- **What you are asked to do**:
Extract the lines of the material below, beginning with the first and ending with the line that holds "41.6, 41.8, 41.8]". Skip every picture.
___ Source data ___
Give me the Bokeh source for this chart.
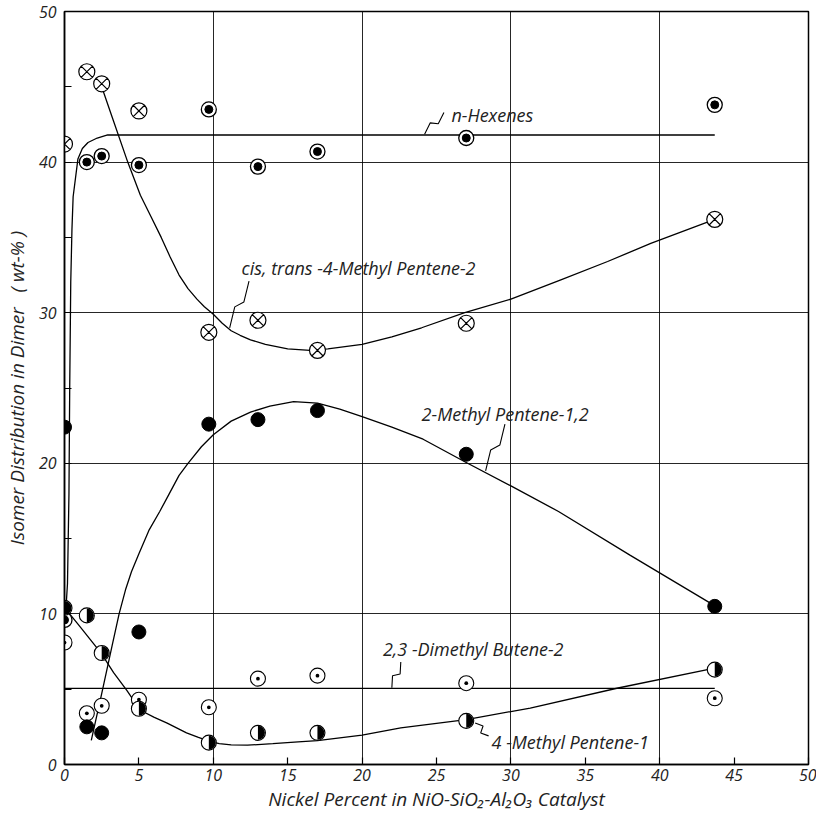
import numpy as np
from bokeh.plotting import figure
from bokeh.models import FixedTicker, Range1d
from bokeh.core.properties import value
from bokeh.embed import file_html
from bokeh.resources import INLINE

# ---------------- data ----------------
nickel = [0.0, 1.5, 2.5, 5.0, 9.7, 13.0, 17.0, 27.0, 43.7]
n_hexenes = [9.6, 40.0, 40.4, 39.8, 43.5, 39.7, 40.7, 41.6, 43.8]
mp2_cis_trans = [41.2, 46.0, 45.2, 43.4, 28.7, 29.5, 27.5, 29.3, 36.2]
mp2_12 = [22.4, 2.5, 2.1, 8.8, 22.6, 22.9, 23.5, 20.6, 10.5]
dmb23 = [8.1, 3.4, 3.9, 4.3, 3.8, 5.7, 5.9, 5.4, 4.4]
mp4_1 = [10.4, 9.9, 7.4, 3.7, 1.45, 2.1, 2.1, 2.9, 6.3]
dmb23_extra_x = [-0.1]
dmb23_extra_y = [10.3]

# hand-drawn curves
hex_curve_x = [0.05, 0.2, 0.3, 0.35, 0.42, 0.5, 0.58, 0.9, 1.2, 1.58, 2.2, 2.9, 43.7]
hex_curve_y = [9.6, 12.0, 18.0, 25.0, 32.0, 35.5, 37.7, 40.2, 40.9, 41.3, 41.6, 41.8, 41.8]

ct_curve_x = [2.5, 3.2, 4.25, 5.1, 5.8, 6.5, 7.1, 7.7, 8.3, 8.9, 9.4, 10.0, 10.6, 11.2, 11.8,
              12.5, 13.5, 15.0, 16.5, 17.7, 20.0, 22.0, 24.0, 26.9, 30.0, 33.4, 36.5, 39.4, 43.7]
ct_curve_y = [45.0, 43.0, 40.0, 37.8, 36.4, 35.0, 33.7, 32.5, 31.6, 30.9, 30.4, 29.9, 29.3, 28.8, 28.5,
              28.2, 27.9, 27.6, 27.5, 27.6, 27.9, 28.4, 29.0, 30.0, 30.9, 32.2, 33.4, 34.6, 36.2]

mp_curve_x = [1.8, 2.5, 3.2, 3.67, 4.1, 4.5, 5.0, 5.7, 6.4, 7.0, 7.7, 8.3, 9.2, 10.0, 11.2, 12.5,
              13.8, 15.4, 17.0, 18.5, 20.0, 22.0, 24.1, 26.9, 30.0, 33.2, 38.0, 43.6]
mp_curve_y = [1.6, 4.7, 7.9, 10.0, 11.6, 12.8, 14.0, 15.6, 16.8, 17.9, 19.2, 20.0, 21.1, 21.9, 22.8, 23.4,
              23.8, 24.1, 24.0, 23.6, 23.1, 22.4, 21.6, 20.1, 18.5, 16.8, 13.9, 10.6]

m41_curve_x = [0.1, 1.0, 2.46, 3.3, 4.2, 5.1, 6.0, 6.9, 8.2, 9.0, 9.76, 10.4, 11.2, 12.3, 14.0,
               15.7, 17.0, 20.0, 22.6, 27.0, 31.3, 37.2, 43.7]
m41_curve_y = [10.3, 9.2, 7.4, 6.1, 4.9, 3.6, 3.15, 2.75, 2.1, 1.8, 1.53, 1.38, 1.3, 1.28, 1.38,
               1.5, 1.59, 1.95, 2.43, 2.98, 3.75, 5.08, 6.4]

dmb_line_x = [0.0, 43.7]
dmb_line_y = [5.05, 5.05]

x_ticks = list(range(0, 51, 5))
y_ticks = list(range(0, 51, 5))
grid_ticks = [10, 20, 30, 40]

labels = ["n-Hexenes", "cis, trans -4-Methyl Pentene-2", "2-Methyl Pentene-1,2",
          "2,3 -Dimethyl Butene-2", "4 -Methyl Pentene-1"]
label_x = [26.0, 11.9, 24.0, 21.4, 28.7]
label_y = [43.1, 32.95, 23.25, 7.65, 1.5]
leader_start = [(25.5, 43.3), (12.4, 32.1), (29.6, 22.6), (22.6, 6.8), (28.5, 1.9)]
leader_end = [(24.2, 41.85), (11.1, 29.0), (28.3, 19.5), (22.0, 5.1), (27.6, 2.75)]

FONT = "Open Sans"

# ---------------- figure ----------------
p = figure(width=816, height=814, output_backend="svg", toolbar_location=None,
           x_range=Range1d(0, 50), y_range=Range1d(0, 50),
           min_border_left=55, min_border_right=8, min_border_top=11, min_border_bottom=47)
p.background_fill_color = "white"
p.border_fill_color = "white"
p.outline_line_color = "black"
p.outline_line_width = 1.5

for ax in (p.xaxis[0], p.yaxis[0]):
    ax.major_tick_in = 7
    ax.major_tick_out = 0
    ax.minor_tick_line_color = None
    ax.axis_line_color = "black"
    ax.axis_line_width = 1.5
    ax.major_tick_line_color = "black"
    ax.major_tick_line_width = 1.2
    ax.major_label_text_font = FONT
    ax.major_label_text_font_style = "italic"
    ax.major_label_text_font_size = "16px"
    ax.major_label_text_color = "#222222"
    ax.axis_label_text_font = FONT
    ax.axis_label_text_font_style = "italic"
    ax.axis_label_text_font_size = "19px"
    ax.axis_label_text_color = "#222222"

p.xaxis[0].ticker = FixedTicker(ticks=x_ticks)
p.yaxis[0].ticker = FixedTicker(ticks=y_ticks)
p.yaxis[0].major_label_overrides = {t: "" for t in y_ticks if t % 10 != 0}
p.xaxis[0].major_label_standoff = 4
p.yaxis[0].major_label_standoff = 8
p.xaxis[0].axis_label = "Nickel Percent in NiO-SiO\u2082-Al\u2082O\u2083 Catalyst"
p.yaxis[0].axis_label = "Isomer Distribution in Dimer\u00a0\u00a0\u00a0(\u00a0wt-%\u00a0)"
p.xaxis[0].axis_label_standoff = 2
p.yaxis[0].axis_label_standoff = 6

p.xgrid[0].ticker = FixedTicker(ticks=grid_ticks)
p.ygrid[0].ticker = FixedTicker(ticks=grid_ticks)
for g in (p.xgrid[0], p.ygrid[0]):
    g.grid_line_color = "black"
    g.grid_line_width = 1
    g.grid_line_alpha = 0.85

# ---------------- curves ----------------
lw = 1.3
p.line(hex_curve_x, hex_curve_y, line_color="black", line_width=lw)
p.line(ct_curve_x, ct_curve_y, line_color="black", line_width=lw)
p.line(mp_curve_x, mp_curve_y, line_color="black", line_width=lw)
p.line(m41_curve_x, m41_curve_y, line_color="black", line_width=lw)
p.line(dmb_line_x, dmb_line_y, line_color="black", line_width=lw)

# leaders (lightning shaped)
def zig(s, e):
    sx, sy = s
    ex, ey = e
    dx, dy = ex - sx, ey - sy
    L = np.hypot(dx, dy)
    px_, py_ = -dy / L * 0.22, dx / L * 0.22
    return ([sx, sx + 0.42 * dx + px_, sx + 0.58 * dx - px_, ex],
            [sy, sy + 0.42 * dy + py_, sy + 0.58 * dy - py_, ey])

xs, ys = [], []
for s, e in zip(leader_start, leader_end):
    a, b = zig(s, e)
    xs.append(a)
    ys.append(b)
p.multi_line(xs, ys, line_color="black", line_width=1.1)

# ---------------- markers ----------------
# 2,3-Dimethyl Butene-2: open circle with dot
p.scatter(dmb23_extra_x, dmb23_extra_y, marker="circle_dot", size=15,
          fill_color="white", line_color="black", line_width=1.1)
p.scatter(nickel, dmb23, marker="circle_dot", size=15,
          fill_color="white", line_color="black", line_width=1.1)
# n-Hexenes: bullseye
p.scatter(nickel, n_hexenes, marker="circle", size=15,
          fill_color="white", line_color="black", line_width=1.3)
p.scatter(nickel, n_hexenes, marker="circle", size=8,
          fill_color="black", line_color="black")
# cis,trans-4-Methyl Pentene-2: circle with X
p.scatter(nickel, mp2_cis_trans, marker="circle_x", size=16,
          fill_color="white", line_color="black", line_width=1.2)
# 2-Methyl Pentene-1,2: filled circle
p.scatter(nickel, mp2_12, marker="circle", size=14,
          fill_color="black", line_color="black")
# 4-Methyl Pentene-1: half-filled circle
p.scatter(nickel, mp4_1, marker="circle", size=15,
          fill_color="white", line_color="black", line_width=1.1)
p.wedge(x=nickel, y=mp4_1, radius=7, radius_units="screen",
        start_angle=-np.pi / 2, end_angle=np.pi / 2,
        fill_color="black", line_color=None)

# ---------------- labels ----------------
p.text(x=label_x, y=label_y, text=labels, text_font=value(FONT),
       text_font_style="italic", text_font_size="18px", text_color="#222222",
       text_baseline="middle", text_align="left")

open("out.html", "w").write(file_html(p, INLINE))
___
- **Task answer**:
Give me the Bokeh source for this chart.
import numpy as np
from bokeh.plotting import figure
from bokeh.models import FixedTicker, Range1d
from bokeh.core.properties import value
from bokeh.embed import file_html
from bokeh.resources import INLINE

# ---------------- data ----------------
nickel = [0.0, 1.5, 2.5, 5.0, 9.7, 13.0, 17.0, 27.0, 43.7]
n_hexenes = [9.6, 40.0, 40.4, 39.8, 43.5, 39.7, 40.7, 41.6, 43.8]
mp2_cis_trans = [41.2, 46.0, 45.2, 43.4, 28.7, 29.5, 27.5, 29.3, 36.2]
mp2_12 = [22.4, 2.5, 2.1, 8.8, 22.6, 22.9, 23.5, 20.6, 10.5]
dmb23 = [8.1, 3.4, 3.9, 4.3, 3.8, 5.7, 5.9, 5.4, 4.4]
mp4_1 = [10.4, 9.9, 7.4, 3.7, 1.45, 2.1, 2.1, 2.9, 6.3]
dmb23_extra_x = [-0.1]
dmb23_extra_y = [10.3]

# hand-drawn curves
hex_curve_x = [0.05, 0.2, 0.3, 0.35, 0.42, 0.5, 0.58, 0.9, 1.2, 1.58, 2.2, 2.9, 43.7]
hex_curve_y = [9.6, 12.0, 18.0, 25.0, 32.0, 35.5, 37.7, 40.2, 40.9, 41.3, 41.6, 41.8, 41.8]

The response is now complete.